Reinforced Concrete Pipe in Auxiliary Sewer Systems

“The rain gauge at Mission Education Center recorded 1.38 inches in one hour in the morning,” says Wallis Lee, the San Francisco Department of Public Works (SFDPW) hydraulic engineering group lead. “The total depth for 24 hours was approximately 2.53 inches.”

The corridor lies on relatively flat land between 20 and 70 feet above sea level. San Francisco’s famous hills rise as high as 700 feet upstream. Also upstream is an almost-800-acre watershed. Before the project, it would take very little rain before the runoff would flood local basements, and where Cesar Chavez Street flattens out, the flow depth increased.

One of the main objectives of the project was to improve the conveyance of stormwater during extreme storm events, Lee says. Another was to increase the reliability of the combined sewer system. The retrofit included installing auxiliary pipe alongside the existing vitrified clay sewer pipes as well as relining the existing brick sewers.

The San Francisco Public Utilities Commission (SFPUC), which owns and operates the sewer system, specified reinforced concrete pipe (RCP) for the auxiliary pipe, primarily because the area has a very high water table and flotation could have been a problem with a lighter-weight material.

Through the awarded contract with JMB Construction, the city used pipe from nearby Piranha Pipe and Precast in Chowchilla, CA, which had the required diameters of pipe readily available.

SFDPW provided the design and construction management services. After geotechnical investigation showed that groundwater was absent and that the soil was cohesive, SFDPW specified various forms of construction methodologies. These included open-cut operation, trenchless operation, and trenchless rehabilitation operation.

One reason for trenchless operation and trenchless rehabilitation was that they minimized the disruption to the public transportation system aboveground. Open-cut installation would have required overhead electric wires to be de-energized and diesel buses substituted for light rail vehicles.

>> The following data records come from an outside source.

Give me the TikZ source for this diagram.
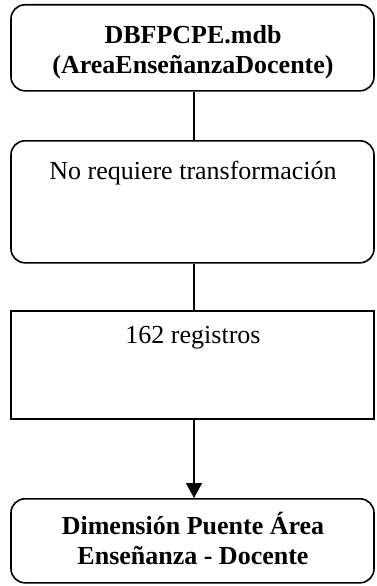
\documentclass[tikz,border=0pt]{standalone}
\usepackage{fontspec}
\setmainfont{Liberation Serif}
\usetikzlibrary{arrows.meta}
\begin{document}
\begin{tikzpicture}[x=1pt,y=-1pt,
  box/.style={draw=black,line width=1.6pt,minimum width=363pt,inner sep=0pt,anchor=north},
  rbox/.style={box,rounded corners=14pt},
  lbl/.style={font=\fontsize{26}{30}\selectfont,align=center,inner sep=0pt},
  conn/.style={line width=1.6pt}]
\useasboundingbox (0,0) rectangle (376,586);
\node[rbox,minimum height=86pt] (b1) at (192.5,4) {};
\node[rbox,minimum height=122pt] (b2) at (192.5,140) {};
\node[box,minimum height=108pt] (b3) at (192.5,310) {};
\node[rbox,minimum height=84pt] (b4) at (192.5,498) {};
\node[lbl,font=\fontsize{26}{30}\selectfont\bfseries] (t1) at (193,52) {DBFPCPE.mdb\\(AreaEnseñanzaDocente)};
\node[lbl] (t2) at (193,173) {No requiere transformación};
\node[lbl] (t3) at (193,338) {162 registros};
\node[lbl,font=\fontsize{26}{30}\selectfont\bfseries] (t4) at (193,538) {Dimensión Puente Área\\Enseñanza - Docente};
\draw[conn] (b1.south -| 194,0) -- (b2.north -| 194,0);
\draw[conn] (b2.south -| 194,0) -- (b3.north -| 194,0);
\draw[conn,-{Triangle[length=15pt,width=16pt]}] (b3.south -| 194,0) -- (b4.north -| 194,0);
\end{tikzpicture}
\end{document}
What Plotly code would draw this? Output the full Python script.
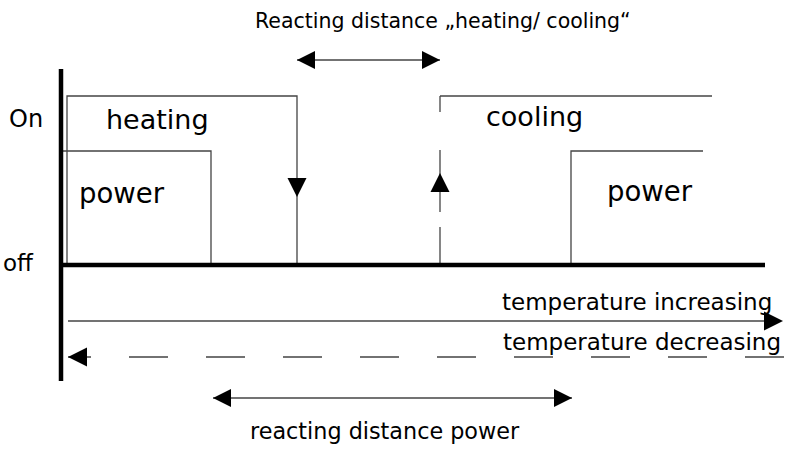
import plotly.graph_objects as go

# ---- diagram data (temperature axis = x, switching state = y) ----
LEVEL_OFF = 265
LEVEL_POWER = 151
LEVEL_ON = 96

axis_x = [61, 61]
axis_y = [69, 381]
baseline_x = [61, 765]
baseline_y = [LEVEL_OFF, LEVEL_OFF]

heating_x = [67, 67, 297, 297]
heating_y = [LEVEL_OFF, LEVEL_ON, LEVEL_ON, LEVEL_OFF]
heat_power_x = [63, 211, 211]
heat_power_y = [LEVEL_POWER, LEVEL_POWER, LEVEL_OFF]

cooling_top_x = [440, 712]
cooling_top_y = [LEVEL_ON, LEVEL_ON]
cooling_vert_x = [440, 440, None, 440, 440, None, 440, 440]
cooling_vert_y = [96, 112, None, 150, 212, None, 227, LEVEL_OFF]
cool_power_x = [571, 571, 703]
cool_power_y = [LEVEL_OFF, LEVEL_POWER, LEVEL_POWER]

# arrows
switch_tips_x = [297, 440]
switch_tips_y = [197, 173]
switch_symbols = ["arrow-down", "arrow-up"]

hc_dist_x = [297, 440]
hc_dist_y = [60, 60]
power_dist_x = [213, 572]
power_dist_y = [398, 398]
temp_inc_x = [68, 783]
temp_inc_y = [321, 321]
temp_dec_x = [784, 68]
temp_dec_y = [357, 357]

labels = ["Reacting distance \u201eheating/ cooling\u201c", "On", "off", "heating", "power",
          "cooling", "power", "temperature increasing", "temperature decreasing",
          "reacting distance power"]
label_x = [443, 26, 18, 157, 122, 534, 650, 637, 642, 385]
label_y = [21, 119, 263, 119, 193, 116, 191, 302, 342, 431]
label_size = [20.5, 24, 23, 27, 27.5, 27, 27.5, 23, 23, 22.3]

FONT = "DejaVu Sans"
THIN = "#444444"

fig = go.Figure()

def line(x, y, width=1.3, color=THIN, dash=None):
    fig.add_trace(go.Scatter(x=x, y=y, mode="lines", hoverinfo="skip",
                             line=dict(color=color, width=width, dash=dash),
                             showlegend=False))

def heads(x, y, symbols, size):
    fig.add_trace(go.Scatter(x=x, y=y, mode="markers", hoverinfo="skip",
                             marker=dict(symbol=symbols, size=size, color="black",
                                         line=dict(width=0)),
                             showlegend=False))

# state lines
line(heating_x, heating_y)
line(heat_power_x, heat_power_y)
line(cooling_top_x, cooling_top_y)
line(cooling_vert_x, cooling_vert_y)
line(cool_power_x, cool_power_y)

# thick axes
line(axis_x, axis_y, width=4.5, color="black")
line(baseline_x, baseline_y, width=4.5, color="black")

# distance arrows
line(hc_dist_x, hc_dist_y)
heads(hc_dist_x, hc_dist_y, ["arrow-left", "arrow-right"], 18)
line(power_dist_x, power_dist_y)
heads(power_dist_x, power_dist_y, ["arrow-left", "arrow-right"], 18)

# temperature direction arrows
line([temp_inc_x[0], temp_inc_x[1] - 10], temp_inc_y)
heads([temp_inc_x[1]], [temp_inc_y[1]], ["arrow-right"], 19)
line(temp_dec_x, temp_dec_y, dash="39px,38px")
heads([temp_dec_x[1]], [temp_dec_y[1]], ["arrow-left"], 19)

# switching arrows
heads(switch_tips_x, switch_tips_y, switch_symbols, 19)

for t, x, y, s in zip(labels, label_x, label_y, label_size):
    fig.add_annotation(x=x, y=y, text=t, showarrow=False, xanchor="center", yanchor="middle",
                       font=dict(family=FONT, size=s, color="black"))

fig.update_layout(
    width=787, height=450, autosize=False,
    margin=dict(l=0, r=0, t=0, b=0),
    paper_bgcolor="white", plot_bgcolor="white",
    xaxis=dict(range=[0, 787], visible=False, fixedrange=True),
    yaxis=dict(range=[450, 0], visible=False, fixedrange=True),
)

fig.write_html("out.html", config={"displayModeBar": False},
               post_script="document.body.style.margin='0';document.body.style.overflow='hidden';")
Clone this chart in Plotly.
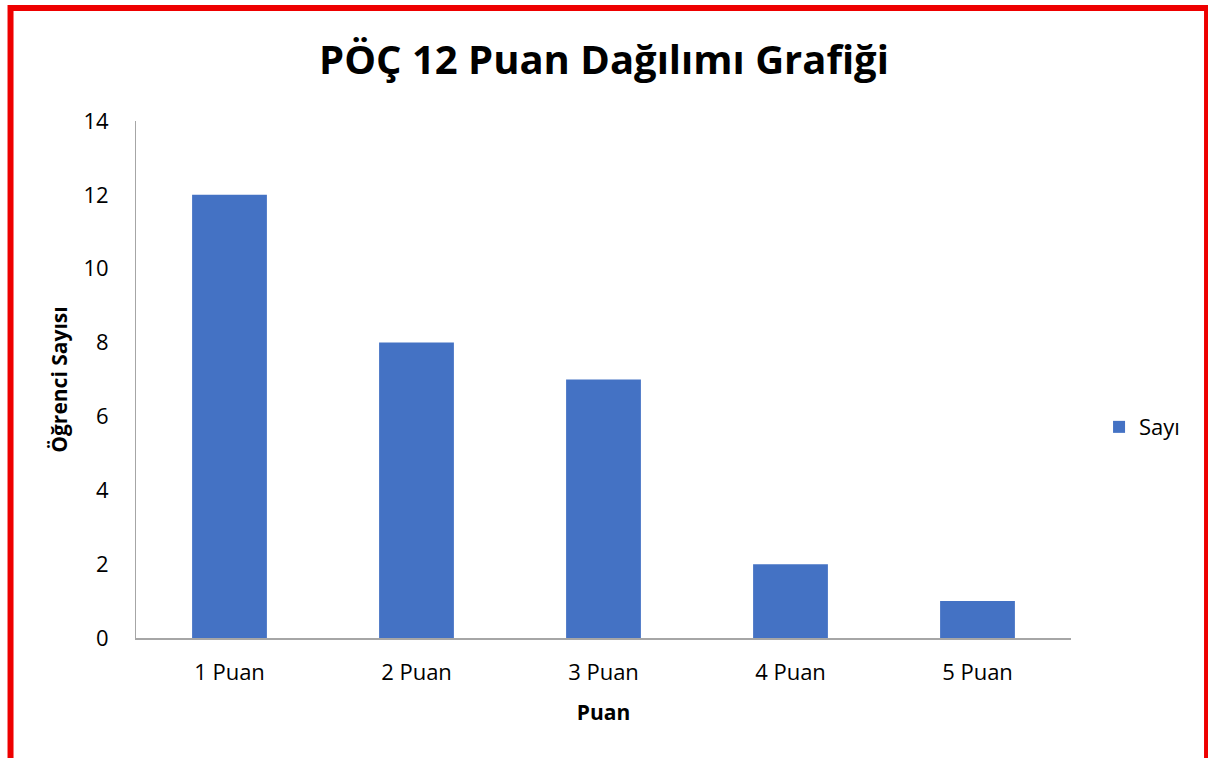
import plotly.graph_objects as go

# Chart data
categories = ["1 Puan", "2 Puan", "3 Puan", "4 Puan", "5 Puan"]
counts = [12, 8, 7, 2, 1]
y_ticks = [0, 2, 4, 6, 8, 10, 12, 14]

FONT = "Open Sans"

fig = go.Figure()
fig.add_trace(go.Bar(
    x=categories,
    y=counts,
    name="Sayı",
    marker=dict(color="#4472C4", line=dict(width=0)),
))

fig.update_layout(
    width=1208,
    height=758,
    margin=dict(l=136, r=137, t=121, b=120),
    paper_bgcolor="white",
    plot_bgcolor="white",
    bargap=0.6,
    showlegend=True,
    font=dict(family=FONT, size=22, color="#000000"),
    title=dict(
        text="<b>PÖÇ 12 Puan Dağılımı Grafiği</b>",
        x=0.5, xanchor="center",
        y=0.921, yanchor="middle",
        font=dict(family=FONT, size=40, color="#000000"),
    ),
    legend=dict(
        x=1.03, xanchor="left",
        y=0.408, yanchor="middle",
        font=dict(family=FONT, size=22),
        itemwidth=30,
    ),
    xaxis=dict(
        title=dict(text="<b>Puan</b>", font=dict(family=FONT, size=21), standoff=20),
        showline=True, linecolor="#A6A6A6", linewidth=2,
        showgrid=False, ticks="", ticklabelstandoff=14,
    ),
    yaxis=dict(
        title=dict(text="<b>Öğrenci Sayısı</b>", font=dict(family=FONT, size=21), standoff=10),
        range=[0, 14], tickvals=y_ticks,
        showline=True, linecolor="#A6A6A6", linewidth=1,
        showgrid=False, zeroline=False, ticks="", ticklabelstandoff=22,
    ),
)

# red frame around the chart
fig.add_shape(
    type="rect", xref="paper", yref="paper",
    x0=-0.1342, x1=1.1455, y0=-0.4, y1=1.2186,
    line=dict(color="#EE0000", width=6),
    fillcolor="rgba(0,0,0,0)",
    layer="above",
)

# drop the default page margin so the figure fills the window
fig.write_html(
    "out.html",
    config={"displayModeBar": False},
    post_script="document.body.style.margin='0';document.body.style.overflow='hidden';",
)
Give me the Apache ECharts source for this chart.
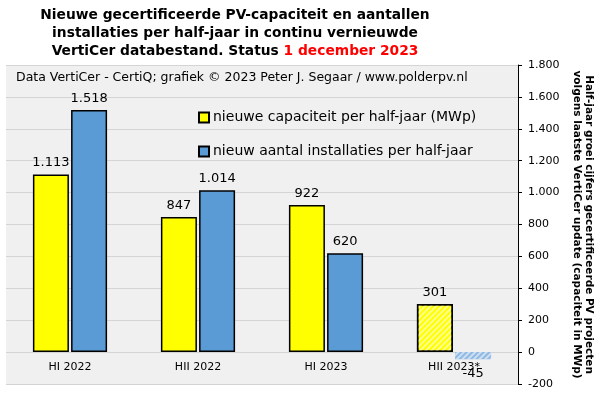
<!DOCTYPE html>
<html>
<head>
<meta charset="utf-8">
<script src="https://cdn.jsdelivr.net/npm/echarts@6/dist/echarts.min.js"></script>
<style>
  html, body { margin: 0; padding: 0; background: #fff; }
  #chart { width: 601px; height: 396px; }
</style>
</head>
<body>
<div id="chart"></div>
<script>
// half-year periods (last one still incomplete)
var periods = ['HI 2022', 'HII 2022', 'HI 2023', 'HII 2023*'];
var capaciteit = [1113, 847, 922, 301];   // MWp
var installaties = [1518, 1014, 620, -45];
var yTicks = { min: -200, max: 1800, step: 200 };

// thousands with a dot, like 1.518
function fmt(v) {
  var s = String(Math.abs(v)).replace(/\B(?=(\d{3})+(?!\d))/g, '.');
  return (v < 0 ? '-' : '') + s;
}

var hatch = {
  symbol: 'rect',
  symbolSize: 1,
  dashArrayX: [1, 0],
  dashArrayY: [2, 2],
  rotation: -Math.PI / 4,
  color: 'rgba(255,255,255,0.55)'
};

function buildData(values) {
  return values.map(function (v, i) {
    if (i < values.length - 1) return v;
    var item = { value: v, itemStyle: { decal: hatch } };
    if (v < 0) {
      item.itemStyle.color = '#8fb8e2';
      item.itemStyle.borderWidth = 0;
      item.label = { position: 'bottom', distance: 8 };
    }
    return item;
  });
}

var chart = echarts.init(document.getElementById('chart'));

var option = {
  backgroundColor: '#ffffff',
  animation: false,
  textStyle: { fontFamily: 'DejaVu Sans' },
  title: {
    text: 'Nieuwe gecertificeerde PV-capaciteit en aantallen\ninstallaties per half-jaar in continu vernieuwde\nVertiCer databestand. Status {r|1 december 2023}',
    left: 230,
    top: 1,
    textAlign: 'center',
    textStyle: {
      fontFamily: 'DejaVu Sans',
      fontSize: 13.8,
      fontWeight: 'bold',
      color: '#000',
      lineHeight: 18,
      rich: {
        r: { color: '#ff0000', fontSize: 13.8, fontWeight: 'bold', lineHeight: 18 }
      }
    }
  },
  graphic: [{
    type: 'text',
    left: 16,
    top: 71,
    z: 10,
    style: {
      text: 'Data VertiCer - CertiQ; grafiek \u00a9 2023 Peter J. Segaar / www.polderpv.nl',
      font: '12.5px "DejaVu Sans"',
      fill: '#000'
    }
  }],
  legend: {
    orient: 'vertical',
    left: 193,
    top: 104,
    icon: 'rect',
    itemWidth: 10,
    itemHeight: 10,
    itemGap: 17,
    textStyle: { fontSize: 14, color: '#000', lineHeight: 17, padding: [0, 0, 0, -1] },
    data: ['nieuwe capaciteit per half-jaar (MWp)', 'nieuw aantal installaties per half-jaar']
  },
  grid: {
    left: 6,
    right: 83,
    top: 65,
    bottom: 12,
    outerBoundsMode: 'none',
    containLabel: false,
    show: true,
    backgroundColor: '#f0f0f0',
    borderWidth: 0
  },
  xAxis: {
    type: 'category',
    data: periods,
    position: 'bottom',
    offset: -32,
    axisLine: { show: false, onZero: false },
    axisTick: { show: false },
    axisLabel: { fontSize: 11, color: '#000', margin: 10 }
  },
  yAxis: {
    type: 'value',
    position: 'right',
    min: yTicks.min,
    max: yTicks.max,
    interval: yTicks.step,
    axisLine: { show: true, lineStyle: { color: '#000', width: 1 } },
    axisTick: { show: true, length: 4, lineStyle: { color: '#000' } },
    axisLabel: { fontSize: 11, color: '#000', margin: 10, formatter: fmt },
    splitLine: { lineStyle: { color: '#d4d4d4', width: 1 } },
    name: 'Half-jaar groei cijfers gecertificeerde PV projecten\nvolgens laatste VertiCer update (capaciteit in MWp)',
    nameLocation: 'middle',
    nameRotate: -90,
    nameGap: 49,
    nameTextStyle: { fontSize: 10.5, fontWeight: 'bold', color: '#000', lineHeight: 12 }
  },
  series: [{
    name: 'nieuwe capaciteit per half-jaar (MWp)',
    type: 'bar',
    barWidth: 36,
    barGap: '6%',
    data: buildData(capaciteit),
    itemStyle: { color: '#ffff00', borderColor: '#000', borderWidth: 1.5 },
    label: { show: true, position: 'top', distance: 5, fontSize: 13, color: '#000', formatter: function (p) { return fmt(p.value); } }
  }, {
    name: 'nieuw aantal installaties per half-jaar',
    type: 'bar',
    barWidth: 36,
    data: buildData(installaties),
    itemStyle: { color: '#5b9bd5', borderColor: '#000', borderWidth: 1.5 },
    label: { show: true, position: 'top', distance: 5, fontSize: 13, color: '#000', formatter: function (p) { return fmt(p.value); } }
  }]
};

chart.setOption(option);
</script>
</body>
</html>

Another reason was that the pipes could be installed without interfering with the many utilities within the sewer trench. And third, because the water table is high in this area, the soil over the subway tunnel keeps the tunnel from wanting to uplift. Removing the soil would have removed the loading and might have caused movement in the foundation of the tunnel.

A significant challenge was the constraint in the design depth. The bottom of the tunnel had to be at least 6 feet above the top of the subway structure, and the top of the tunnel had to be below a depth of approximately 20 feet to avoid the utilities under the street.

“The depth was selected for the downstream tie-in point and typically a few feet above the top of the pipe to the bottom of other utilities encountered across the trench,” explains Lee. “The bottom of the auger hole is still a few feet above the top of the subway tunnel.”

The project took approximately two years. The notice to proceed came in June 2011, and the project was completed in April 2013.

During construction, two lanes of traffic in each direction were open at all times. Heavy equipment, including a crane with a long boom, was onsite. Because of the very limited storage area, the pipes were delivered and installed in sequence.

JMB Construction Inc. of South San Francisco excavated to a depth of 20 feet along approximately 6 blocks of Cesar Chavez Street. Crews installed the shafts and shored up the sides of the trench to support both the trench and the bore and jack operation, the method of trenchless installation.

In this operation, an auger head tunnels in, dirt is removed, and the pipes are pushed into place by a jacking pipe, Lee explains. The diameter of the jacking pipe matches the diameter of the pipe.

JMB continued to lay pipe in parallel with the trenchless operation.

Downstream, crews used 1,974 feet of 72-inch pipe and 3,093 feet of 84-inch pipe. Upstream, they used 48-inch pipe. The selection was based on the size of existing line next to the auxiliary pipe, the amount of anticipated storm runoff, and the slope.

The smaller, local pipes are egg-shaped vitrified clay, a blend of clay and shale. They range in size from 2 feet by 3 feet, to 3 feet by 4 to 6 inches. JMB connected these pipes to the round auxiliary pipes at cast-in-place junction structures with manhole access openings.

Some of San Francisco’s existing brick sewers had been mortared previously with a layer of concrete. As part of this project, all the brick sewers within the project limits were lined. They could have collapsed during an earthquake event, Lee notes. Lining them provides a new surface inside the pipe as well as increases the longevity of the sewer.

“We lined them as part of the project because of the synergetic opportunity while performing this large-scale operation. The overall system needs to work as a whole with the new facilities under this project.”

InsituForm, an international company with its headquarters in St. Louis, MO, produced the cured-in-place pipe (CIPP). SAK Construction LLC, based in O’Fallon, MO, did the installation.

After construction, JMB removed the shoring and filled any spaces between the edges of the tunnel wall and the pipe with grout, which was pumped in through small port openings located in the wall of the pipe.

“I’m pleased with the way the project went,” says Lee. “After construction, no repairs were needed to the subway line or utilities. The project as designed has been performing as well as we expected, especially during the December 2014 storms, which were almost as intense as the February 2004 storms.”